This thread has been locked.

If you have a related question, please click the "Ask a related question" button in the top right corner. The newly created question will be automatically linked to this question.

28069 FFT Library Benchmarks

Other Parts Discussed in Thread: SYSBIOS

Hi,

I am running the FFT library on the 28069 FPU.  I have linked the "rts2800_fpu32_fast_supplement.lib" which improves the performance of the FFT magnitude.  However, I am measuring the amount of time it takes my 28069 experimenters kit to perform the following functions from the FPU library and it takes approximately 3x longer than expected.  I am running at 90Mhz CPU.  

My RFFT_SIZE is 256.  I load all data in RAM memory (not flash).  

As you can see the RFFT_adc_f32u takes roughly 240usec to complete.  This is approx 240e-6 * 90e6 = 21,600 cycles.  

Likewise the RFFT_f32_mag takes 200 usec or approx 18,000 cycles.  

From the FPU-SW-LIB-UG-V1.40.00.00 I should expect the following benchmarks: 

For RFFT_adc_f32u: 

And 

So it takes approximately 3x more cycles than expected to process these functions.  Any ideas on what I'm doing wrong?  BTW- I previously ran these functions on the 28377D and got much faster resutls.  

Thanks,
Rick 

  • Hi Rick,

    For the FFT, do you have the twiddle factors in FLASH or RAM. Also do you have interrupts turned on that could affect the speed.

    Also, FYI, v1.50.00.00 of the library has been released. There should be an example of the RFFT_ADC that actually uses the phyiscal ADC hooked up to an EPWM. Its for the 28377D but should be easily adapted to the 28069.

    For the magnitude function, go to the project properties->c2000 linker-> file search path and make sure the fast RTS library is the first in the list, or atleast higher up that the regular rts library. This will make sure you are pulling the sqrt from the fast RTS and not the regular RTS.
  • Hi Vishal,

    I placed my Twiddle Factor buffer in RAML6  (origin = 0x00E000, length = 0x002000     /* on-chip RAM block L6 and PAGE=1 */)  

    And yes, using the FAST RTS SUPPLEMENT LIbrary really improves the speed of the magnitude calculation (from 350usec to 200usec). (I did have a weird error trying to set the Link Order in CCS Build->Link Order where my PLL wouldn't lock when I put the "rts2800_fpu32_fast_supplement.lib" before the "rts2800_fpu32.lib" but I got rid of the error by removing the "rts2800_fpu32.lib" from the Link Order list.  So now I just have "rts2800_fpu32_fast_supplement.lib" listed in the Link Order section and everything seems to work ok.)    

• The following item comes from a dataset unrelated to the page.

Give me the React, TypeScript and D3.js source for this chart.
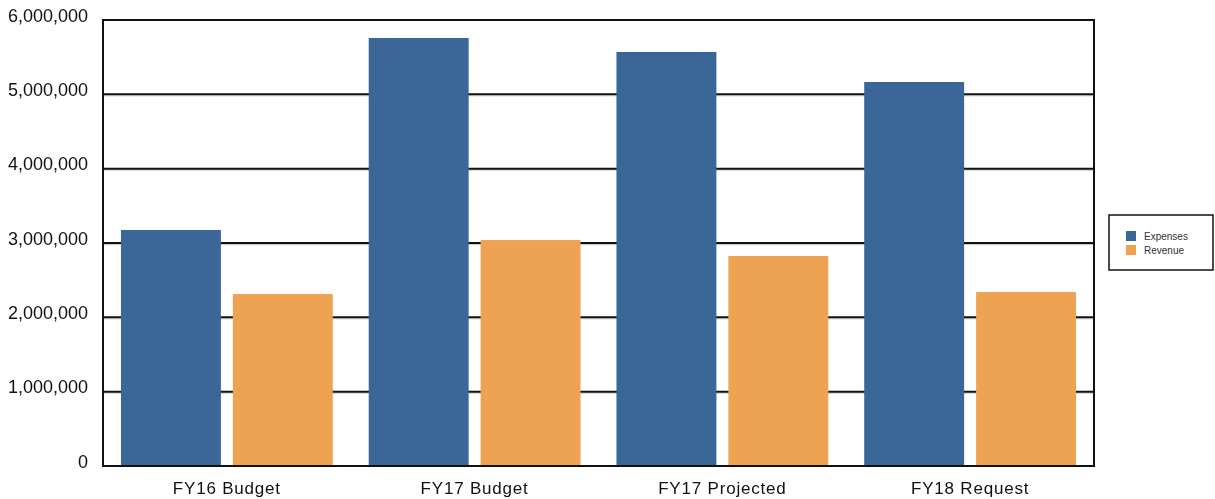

    However, I am still 3x too slow.  I'm just speculating here but doesn't it seem that if I am 3x too slow that it might be wait states of RAM that is causing the problem?  Can you try to duplicate the benchmark for these two functions on a 28069 expermenter kit?   

    Thanks,
    Rick 

  • F28069_FPU_RFFT_150702.zipRick,

    Is the PLL locking - can you confirm you are running at 90MHz? The way i benchmark the routines is through CCS' clock capability. In the debug perspective, the menu bar: Run->Clock->Enable. you should see a small clock in the bottom right hand of CCS. Run to the point where the function is being called, double click on the clock to reset it, then hit F6 to step over the FFT function and then check how many cycles it takes. This way i know how many SYSCLK cycles it takes irrespective of what device its running on and then you multiply by the device's T_sysclk to get  the execution time.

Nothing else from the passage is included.